Physicians and patients agree on improvement
Physicians and patients agree on improvement
Lackner added that the study's strength is underscored by the fact that both patients and the gastroenterologists, who evaluated patients and were unaware of which treatment patients were assigned, reported similar rates of symptom improvement as patients.
"One measure of the strength of clinical-trial findings is when two data sources report similar data about an endpoint," he explained. "In our study, there was striking similarity between the treatment response reported by patients and 'blind' assessors. This pattern of agreement from patients and physicians shows that we see very real, substantial and enduring improvement in GI symptoms immediately after treatment ends and many months later."

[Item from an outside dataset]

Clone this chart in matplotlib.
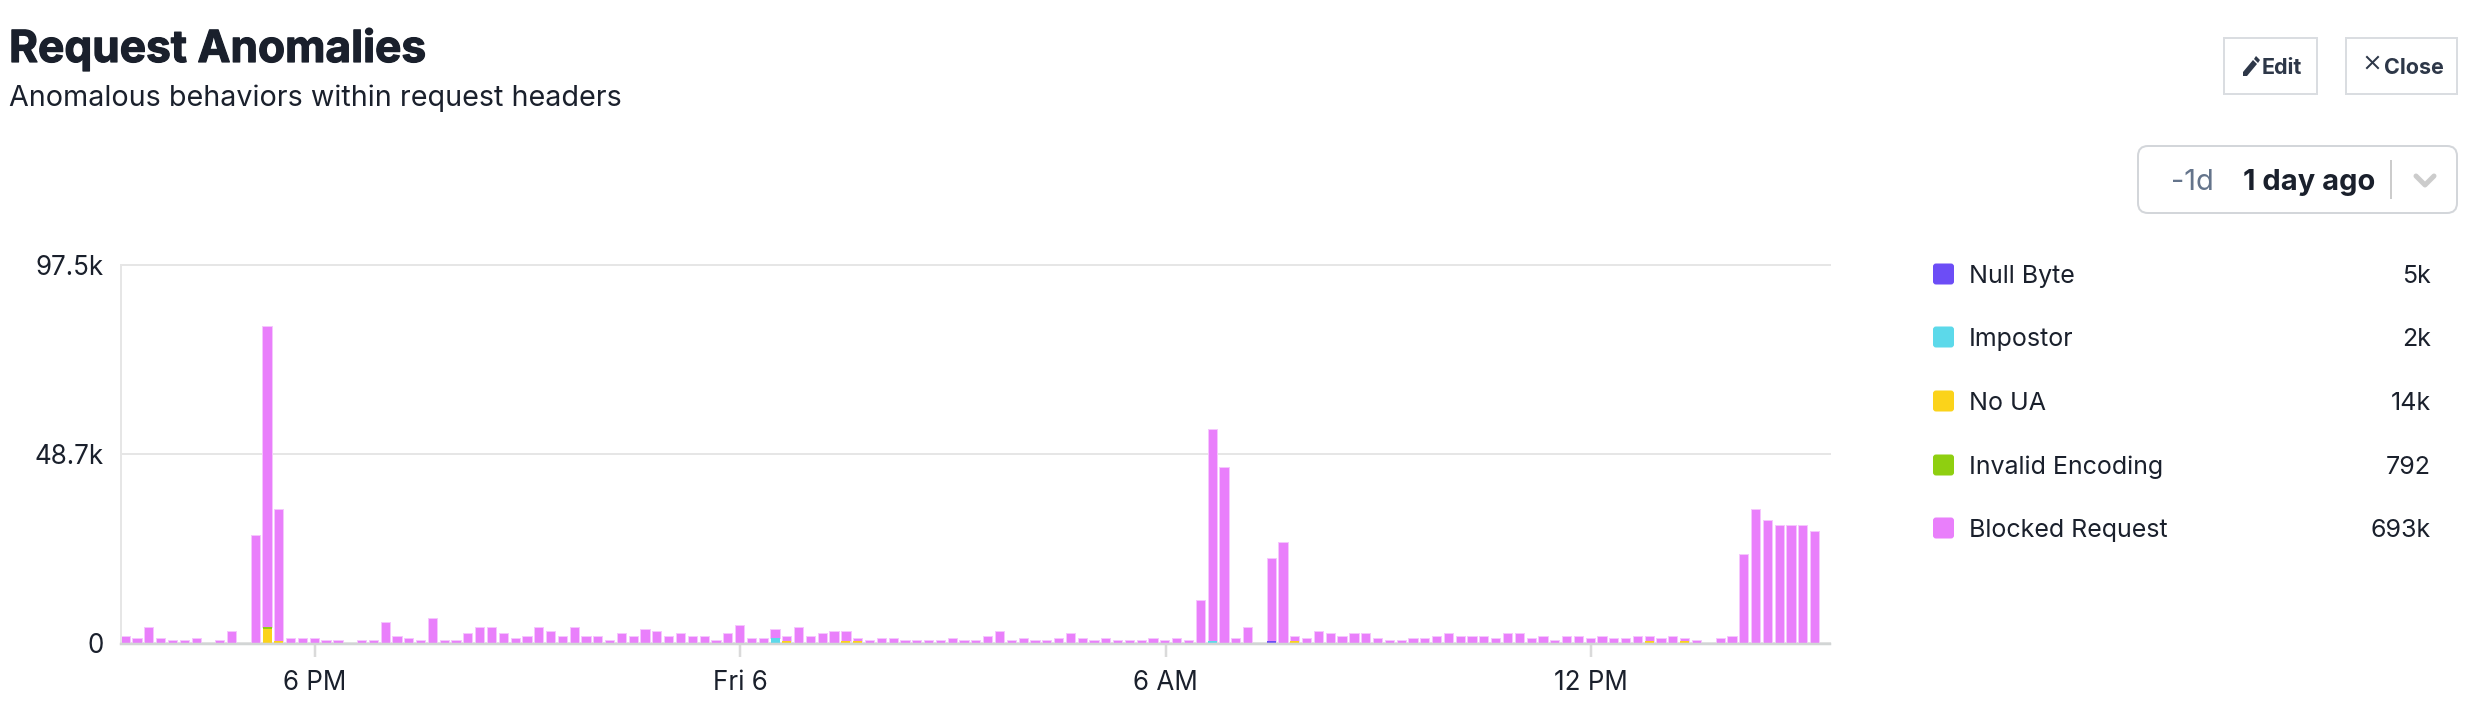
# Request Anomalies panel: stacked bars per 10 minutes with a side legend
import matplotlib
matplotlib.use('Agg')
import matplotlib.pyplot as plt
import matplotlib.patheffects as pe
import numpy as np
from matplotlib.patches import FancyBboxPatch, Polygon, Rectangle

plt.rcParams['font.family'] = ['Inter', 'DejaVu Sans']

# all values in thousands
blocked_request = [
    1.8, 1.3, 4.1, 1.3, 0.7, 0.7, 1.3, 0, 0.7, 3.0, 0, 27.7, 77.6, 34.1, 1.3, 1.3,
    1.3, 0.7, 0.7, 0, 0.7, 0.7, 5.3, 1.8, 1.3, 0.7, 6.4, 0.7, 0.7, 2.4, 4.1, 4.1,
    2.4, 1.3, 1.8, 4.1, 3.0, 1.8, 4.1, 1.8, 1.8, 0.7, 2.4, 1.8, 3.5, 3.0, 1.8, 2.4,
    1.8, 1.8, 0.7, 2.4, 4.6, 1.3, 1.3, 2.4, 1.3, 4.1, 1.8, 2.4, 3.0, 2.6, 0.9, 0.7,
    1.3, 1.3, 0.7, 0.7, 0.7, 0.7, 1.3, 0.7, 0.7, 1.8, 3.0, 0.7, 1.3, 0.7, 0.7, 1.3,
    2.4, 1.3, 0.7, 1.3, 0.7, 0.7, 0.7, 1.3, 0.7, 1.3, 0.7, 11.0, 54.7, 45.4, 1.3, 4.1,
    0, 21.4, 25.9, 1.3, 1.3, 3.0, 2.4, 1.8, 2.4, 2.4, 1.3, 0.7, 0.7, 1.3, 1.3, 1.8,
    2.4, 1.8, 1.8, 1.8, 1.3, 2.4, 2.4, 1.3, 1.8, 0.7, 1.8, 1.8, 1.3, 1.8, 1.3, 1.3,
    1.8, 1.3, 1.3, 1.8, 0.8, 0.7, 0, 1.3, 1.8, 23.0, 34.5, 31.6, 30.4, 30.4, 30.4, 28.8,
]
null_byte = {97: 0.5}
impostor = {55: 1.1, 92: 0.4}
no_ua = {12: 3.5, 13: 0.5, 56: 0.5, 61: 0.4, 62: 0.4, 99: 0.5, 129: 0.5, 132: 0.5}
invalid_encoding = {12: 0.6}

legend_names = ['Null Byte', 'Impostor', 'No UA', 'Invalid Encoding', 'Blocked Request']
legend_values = ['5k', '2k', '14k', '792', '693k']
colors = ['#6C4DF6', '#5CD9EA', '#FBD31A', '#8FCF10', '#E97FFB']

y_ticks = [0, 48.7, 97.5]
y_labels = ['0', '48.7k', '97.5k']
x_ticks = [16.06, 52.07, 88.07, 124.07]
x_labels = ['6 PM', 'Fri 6', '6 AM', '12 PM']

W, H = 2470, 716
DARK = '#1A202C'
px = 72 / 100  # font sizes below are given in pixels

fig = plt.figure(figsize=(W / 100, H / 100), dpi=100)
ax = fig.add_axes([121 / W, 1 - 642.6 / H, (1830 - 121) / W, (642.6 - 265) / H])

n = len(blocked_request)
x = np.arange(n)
bottom = np.zeros(n)
series = [null_byte, impostor, no_ua, invalid_encoding]
for s, c in zip(series, colors[:4]):
    vals = np.zeros(n)
    for k, v in s.items():
        vals[k] = v
    mask = vals > 0
    ax.bar(x[mask], vals[mask], bottom=bottom[mask], width=0.76, color=c, linewidth=0, zorder=3)
    bottom += vals
vals = np.array(blocked_request)
mask = vals > 0
ax.bar(x[mask], vals[mask], bottom=bottom[mask], width=0.78, color=colors[4],
       edgecolor='#F5C6FD', linewidth=1 * px, zorder=2.5)

ax.set_xlim(-0.36, 144.3)
ax.set_ylim(0, 97.5)
ax.set_yticks(y_ticks, y_labels)
ax.set_xticks(x_ticks, x_labels)
ax.grid(axis='y', color='#E6E6E6', linewidth=2 * px, zorder=0)
for line in ax.get_ygridlines():
    line.set_clip_on(False)
ax.set_axisbelow(True)
for side in ['top', 'right']:
    ax.spines[side].set_visible(False)
ax.spines['left'].set_color('#E6E6E6')
ax.spines['left'].set_linewidth(2 * px)
ax.spines['bottom'].set_color('#D2D5D5')
ax.spines['bottom'].set_linewidth(2.5 * px)
ax.spines['bottom'].set_position(('outward', 1.5 * px))
ax.spines['bottom'].set_zorder(4)
ax.tick_params(axis='y', length=0, pad=17 * px, labelsize=26 * px, labelcolor=DARK)
ax.tick_params(axis='x', length=13 * px, width=2.5 * px, color='#DADADA', pad=12.5 * px,
               labelsize=26 * px, labelcolor=DARK)

# overlay in pixel coordinates for the page furniture around the chart
ui = fig.add_axes([0, 0, 1, 1], zorder=5)
ui.set_xlim(0, W)
ui.set_ylim(H, 0)
ui.axis('off')

title = ui.text(9, 62, 'Request Anomalies', fontsize=44.2 * px, fontweight='bold', color=DARK, va='baseline')
title.set_path_effects([pe.withStroke(linewidth=1.2 * px, foreground=DARK)])
ui.text(9, 106, 'Anomalous behaviors within request headers', fontsize=28.7 * px, color=DARK, va='baseline')

# buttons
for x0, x1 in [(2224, 2317), (2346, 2457)]:
    ui.add_patch(Rectangle((x0, 38), x1 - x0, 56, fc='white', ec='#DADDE1', lw=2 * px))
ui.text(2262, 74, 'Edit', fontsize=21.5 * px, fontweight='bold', color='#2D3748', va='baseline')
ui.text(2384, 74, 'Close', fontsize=21.5 * px, fontweight='bold', color='#2D3748', va='baseline')
ui.add_patch(Polygon([(2243, 72), (2243, 76), (2247, 76), (2257, 64), (2253, 60)], fc='#2D3748', lw=0))
ui.add_patch(Polygon([(2254, 59), (2256, 56), (2260, 60), (2258, 63)], fc='#2D3748', lw=0))
ui.plot([2367, 2378], [57, 68], color='#2D3748', lw=2 * px)
ui.plot([2378, 2367], [57, 68], color='#2D3748', lw=2 * px)

# time range selector
ui.add_patch(FancyBboxPatch((2138, 146), 319, 67, boxstyle='round,pad=0,rounding_size=10',
                            fc='white', ec='#D3D6DA', lw=2 * px))
ui.text(2171, 190, '-1d', fontsize=29 * px, color='#64748B', va='baseline')
ui.text(2243, 190, '1 day ago', fontsize=29 * px, fontweight='bold', color=DARK, va='baseline')
ui.plot([2391, 2391], [161, 198], color='#CCCCCC', lw=2 * px)
ui.plot([2416, 2425, 2434], [176, 185, 176], color='#CCCCCC', lw=5 * px, solid_capstyle='round')

# legend
legend_y = [274, 337, 401, 465, 528]
for name, value, c, yc in zip(legend_names, legend_values, colors, legend_y):
    ui.add_patch(FancyBboxPatch((1933, yc - 10.5), 21, 21, boxstyle='round,pad=0,rounding_size=3',
                                fc=c, ec='none'))
    ui.text(1969, yc, name, fontsize=25 * px, color=DARK, va='center_baseline')
    ui.text(2431, yc, value, fontsize=25 * px, color=DARK, va='center_baseline', ha='right')

fig.savefig('out.png', dpi=100)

The research holds special interest for Emeran Mayer, MD, PhD, professor in the David Geffen School of Medicine at UCLA and executive director of the G. Oppenheimer Center for Neurobiology of Stress and Resilience, an internationally known expert on the interactions between the digestive and nervous systems and women's health.
"This study clearly established the clinical value of a mind-based intervention for IBS," said Mayer. "The success of this research shows that this should be offered to patients not as a last resort but as a safe and effective first or second-line therapy. It's very different from the pharmaceutical model where you are searching for magic-bullet medications. With current medications, you cannot treat the whole patient. The medications can improve their bowel habits, but it's not a complete treatment for the patient with IBS."
Lackner oversaw the training of clinicians who work with Mayer at UCLA on the UB program. The two have been building on this work with a groundbreaking study of how the microbiome of IBS patients influences their response to cognitive behavioral therapy. The collaborative work is jointly funded by a $2.3 million NIH grant to UCLA, the lead institution, and UB. Results from that study are forthcoming.